In the same Math Homework Hotline episode, hosts Maggie Mixon and Canela Prado presented concrete classroom strategies (CUB, absolute‑value visual, sign mnemonics, a ‘Dorito’ method for sign tracking) and ran live caller participation with teacher shout‑outs and sponsor prizes.

Maggie Mixon and co‑host Canela Prado spent part of the livestream demonstrating instructional strategies teachers can use to help students avoid common integer errors and to speed problem solving during tests.

The segment matters for teachers and students because it pairs specific classroom techniques with live examples and shows how to check work in multi‑part questions.

Practical strategies shown: - CUB: circle numbers, underline the question and box action words (used to parse word problems). - Absolute‑value “crib rails” analogy: show absolute value bars as crib rails that make a negative number positive for the purpose of taking magnitude. - Sign rules mnemonics: “same sign → positive; different signs → negative” for multiplication/division and a song for recall. - The “Dorito” (triangle) technique: cover one factor at a time to determine the remaining sign in chained multiplications.

The hosts illustrated these approaches with live callers.

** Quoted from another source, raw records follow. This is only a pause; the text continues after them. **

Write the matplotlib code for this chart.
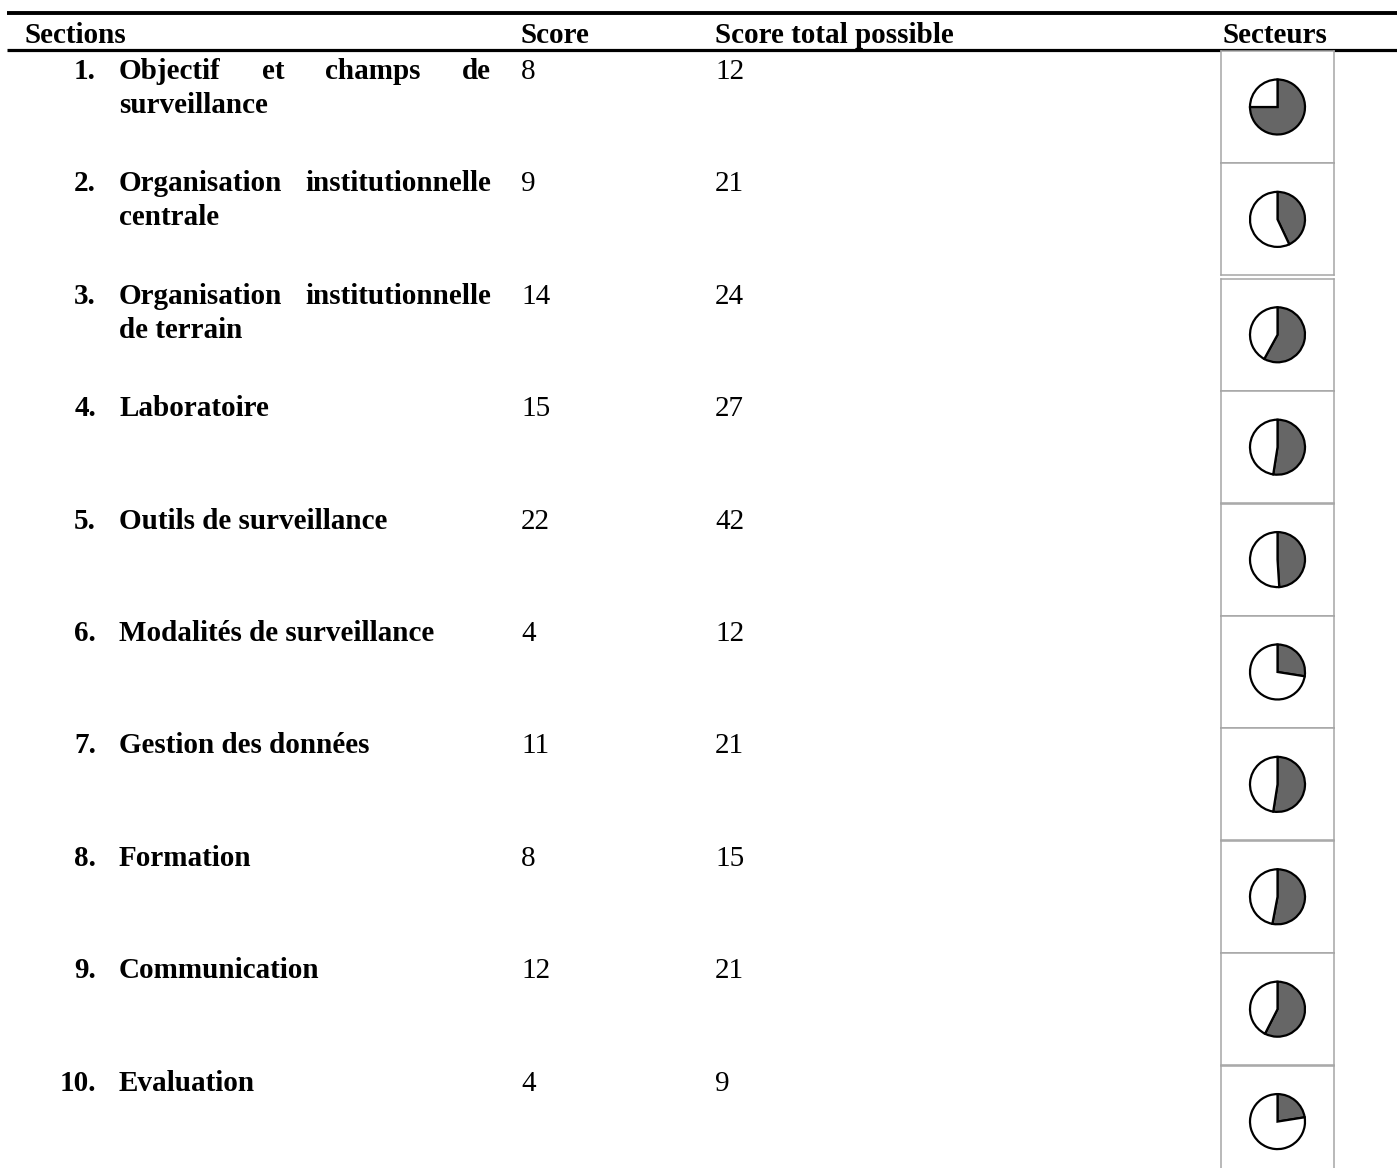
"""Score table for the surveillance evaluation, one pie per section.

Sections are listed with their score and the maximum possible score; the
right-hand column shows a small pie of the achieved share for each section.
"""
import matplotlib

matplotlib.use("Agg")
import matplotlib.pyplot as plt

W, H = 1397, 1168

SECTIONS = [
    "Objectif et champs de surveillance",
    "Organisation institutionnelle centrale",
    "Organisation institutionnelle de terrain",
    "Laboratoire",
    "Outils de surveillance",
    "Modalités de surveillance",
    "Gestion des données",
    "Formation",
    "Communication",
    "Evaluation",
]
SCORES = [8, 9, 14, 15, 22, 4, 11, 8, 12, 4]
TOTALS = [12, 21, 24, 27, 42, 12, 21, 15, 21, 9]
# filled share of each sector pie
SECTOR_SHARE = [0.75, 0.43, 0.58, 0.525, 0.49, 0.275, 0.525, 0.53, 0.575, 0.225]
HEADERS = ["Sections", "Score", "Score total possible", "Secteurs"]

plt.rcParams["font.family"] = ["Liberation Serif", "DejaVu Serif"]
FS = 21

fig = plt.figure(figsize=(W / 100, H / 100), dpi=100)
ax = fig.add_axes([0, 0, 1, 1])
ax.set_xlim(0, W)
ax.set_ylim(H, 0)
ax.axis("off")
renderer = fig.canvas.get_renderer()


def text_width(s, **kw):
    t = ax.text(0, 0, s, fontsize=FS, **kw)
    bb = t.get_window_extent(renderer)
    t.remove()
    return bb.width  # 1 data unit == 1 pixel


def wrap(words, width, **kw):
    lines, cur = [], []
    for w in words:
        trial = " ".join(cur + [w])
        if cur and text_width(trial, **kw) > width:
            lines.append(cur)
            cur = [w]
        else:
            cur.append(w)
    lines.append(cur)
    return lines


def draw_line(words, x0, x1, y, justify, **kw):
    if not justify or len(words) == 1:
        ax.text(x0, y, " ".join(words), fontsize=FS, va="baseline", **kw)
        return
    widths = [text_width(w, **kw) for w in words]
    gap = (x1 - x0 - sum(widths)) / (len(words) - 1)
    x = x0
    for w, wd in zip(words, widths):
        ax.text(x, y, w, fontsize=FS, va="baseline", **kw)
        x += wd + gap


# header rules and labels
ax.plot([7, W], [13, 13], color="black", lw=2.8, solid_capstyle="butt")
ax.plot([7, W], [50, 50], color="black", lw=2.3, solid_capstyle="butt")
for label, x in zip(HEADERS, [24, 521, 715, 1223]):
    ax.text(x, 43, label, fontsize=FS, fontweight="bold", va="baseline")

ROW0, STEP, LEAD = 79, 112.4, 34
TXT_X0, TXT_X1 = 119, 491

for i, (title, sc, tot) in enumerate(zip(SECTIONS, SCORES, TOTALS)):
    y = ROW0 + STEP * i
    ax.text(96, y, f"{i + 1}.", fontsize=FS, fontweight="bold",
            va="baseline", ha="right")
    lines = wrap(title.split(), TXT_X1 - TXT_X0, fontweight="bold")
    for k, words in enumerate(lines):
        draw_line(words, TXT_X0, TXT_X1, y + LEAD * k,
                  justify=k < len(lines) - 1, fontweight="bold")
    ax.text(521, y, str(sc), fontsize=FS, va="baseline")
    ax.text(715, y, str(tot), fontsize=FS, va="baseline")

# sector pies, each in its own framed cell
BOX_X, BOX_W, BOX_H = 1221, 113, 112
for i, share in enumerate(SECTOR_SHARE):
    top = 51 + STEP * i + (3 if i >= 2 else 0)
    pax = fig.add_axes([BOX_X / W, 1 - (top + BOX_H) / H, BOX_W / W, BOX_H / H])
    pax.pie([share, 1 - share], colors=["#666666", "white"], startangle=90,
            counterclock=False, radius=27.5,
            wedgeprops=dict(edgecolor="black", linewidth=1.6))
    pax.set_xlim(-BOX_W / 2, BOX_W / 2)
    pax.set_ylim(-BOX_H / 2, BOX_H / 2)
    pax.set_frame_on(True)
    pax.set_xticks([])
    pax.set_yticks([])
    for sp in pax.spines.values():
        sp.set_visible(True)
        sp.set_color("#a6a6a6")
        sp.set_linewidth(1.1)

fig.savefig("out.png", dpi=100)
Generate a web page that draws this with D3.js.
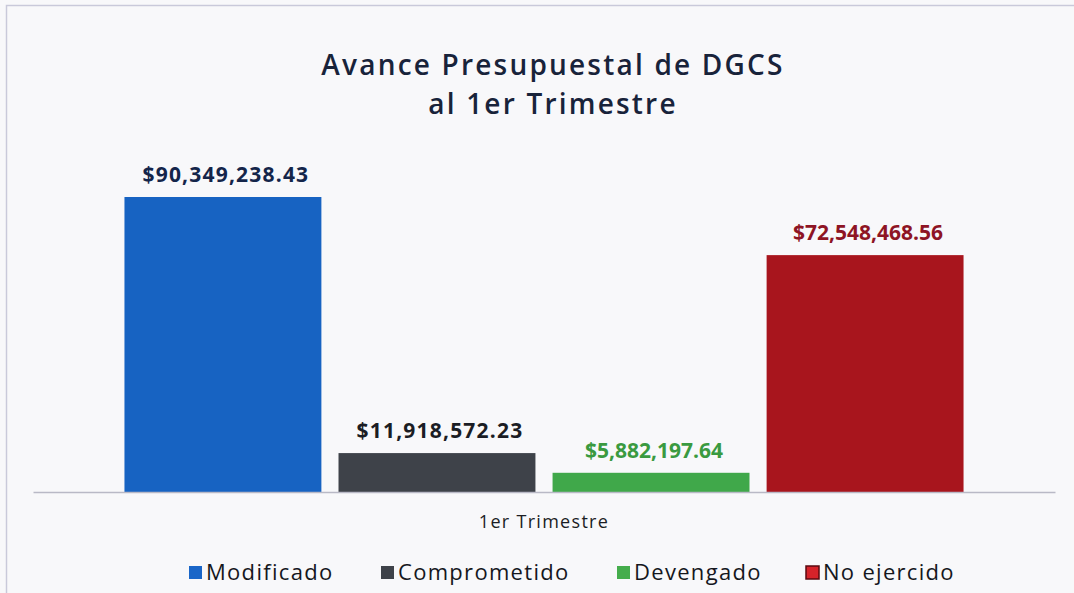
<!DOCTYPE html>
<html>
<head>
<meta charset="utf-8">
<script src="https://cdn.jsdelivr.net/npm/d3@7"></script>
<style>
  body { margin: 0; background: #f8f8fa; }
  svg { display: block; }
</style>
</head>
<body>
<script>
// data
var categories = ["1er Trimestre"];
var series = ["Modificado", "Comprometido", "Devengado", "No ejercido"];
var values = [90349238.43, 11918572.23, 5882197.64, 72548468.56];
var labels = ["$90,349,238.43", "$11,918,572.23", "$5,882,197.64", "$72,548,468.56"];

var barColors = ["#1763c2", "#3e4249", "#40a84a", "#a8151d"];
var labelColors = ["#14254a", "#1b1d24", "#3a9a40", "#8e1424"];
var legendColors = ["#1a66c8", "#3e4249", "#45ad4c", "#d6232a"];
var labelSpacing = [1.2, 1.2, 0, 0];

const W = 1074, H = 593;
const margin = {top: 0, right: 19, bottom: 101, left: 33},
      width = W - margin.left - margin.right,
      baseY = H - margin.bottom;

var svg = d3.select("body").append("svg")
  .attr("width", W)
  .attr("height", H);

// chart frame
svg.append("path")
  .attr("d", "M6.5," + H + "V5.5H" + W)
  .attr("fill", "none")
  .attr("stroke", "#c9c9da")
  .attr("stroke-width", 1.5);

// title
var title = svg.append("text")
  .attr("text-anchor", "middle")
  .attr("font-family", "Open Sans, sans-serif")
  .attr("font-weight", 600)
  .attr("font-size", 28)
  .attr("letter-spacing", 2.2)
  .attr("fill", "#18233a");
title.append("tspan").attr("x", 553).attr("y", 75).text("Avance Presupuestal de DGCS");
title.append("tspan").attr("x", 553).attr("y", 114).text("al 1er Trimestre");

var x0 = d3.scaleBand()
  .domain(categories)
  .range([margin.left, margin.left + width])
  .paddingInner(0)
  .paddingOuter(0.109);

var x1 = d3.scaleBand()
  .domain(series)
  .range([0, x0.bandwidth()])
  .paddingInner(0.08);

var y = d3.scaleLinear()
  .domain([0, 90349238.43])
  .range([baseY, 197]);

var g = svg.append("g");

g.selectAll(".bar")
  .data(values)
  .enter()
  .append("rect")
  .attr("class", "bar")
  .attr("x", function(d, i) { return x0(categories[0]) + x1(series[i]); })
  .attr("y", function(d) { return y(d); })
  .attr("width", x1.bandwidth())
  .attr("height", function(d) { return baseY - y(d); })
  .attr("fill", function(d, i) { return barColors[i]; });

g.selectAll(".lbl")
  .data(values)
  .enter()
  .append("text")
  .attr("class", "lbl")
  .attr("text-anchor", "middle")
  .attr("font-family", "Open Sans, sans-serif")
  .attr("font-weight", 700)
  .attr("font-size", 21)
  .attr("letter-spacing", function(d, i) { return labelSpacing[i]; })
  .attr("fill", function(d, i) { return labelColors[i]; })
  .attr("x", function(d, i) { return x0(categories[0]) + x1(series[i]) + x1.bandwidth() / 2 + 3; })
  .attr("y", function(d) { return y(d) - 15; })
  .text(function(d, i) { return labels[i]; });

// x axis
var xAxis = d3.axisBottom(x0).tickSize(0).tickPadding(23);
var ax = svg.append("g")
  .attr("class", "axis x")
  .attr("transform", "translate(0," + baseY + ")")
  .call(xAxis);
ax.select(".domain").attr("stroke", "#b9b9c6").attr("stroke-width", 1.5);
ax.selectAll("text")
  .attr("font-family", "Open Sans, sans-serif")
  .attr("font-size", 18)
  .attr("letter-spacing", 1.3)
  .attr("fill", "#1b1d24");

// legend
var legX = [189, 381, 617, 806];
var leg = svg.append("g").selectAll("g")
  .data(series)
  .enter()
  .append("g")
  .attr("transform", function(d, i) { return "translate(" + legX[i] + ",566)"; });
leg.append("rect")
  .attr("width", 13).attr("height", 13)
  .attr("fill", function(d, i) { return legendColors[i]; })
  .attr("stroke", function(d, i) { return i == 3 ? "#5a0a10" : "none"; })
  .attr("stroke-width", 1.5);
leg.append("text")
  .attr("x", 17)
  .attr("y", 14)
  .attr("font-family", "Open Sans, sans-serif")
  .attr("font-size", 22)
  .attr("letter-spacing", 1.3)
  .attr("fill", "#15171d")
  .text(function(d) { return d; });
</script>
</body>
</html>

Brandon from Williams worked through equivalency of −3/5 to decimal and fraction representations; Rasheed solved the five‑part pumpkin challenge and was announced as the first caller winner for that segment. The program also announced T‑shirt winners associated with local teachers and promoted sponsors Edgems (unit table of contents in district workbooks) and Mathnasium (local learning centers).

The hosts advised teachers to insist on labeling units and to re‑read questions to answer every part — practices they said reduce careless errors on tests. No external standards or curricular mandates were cited on the episode.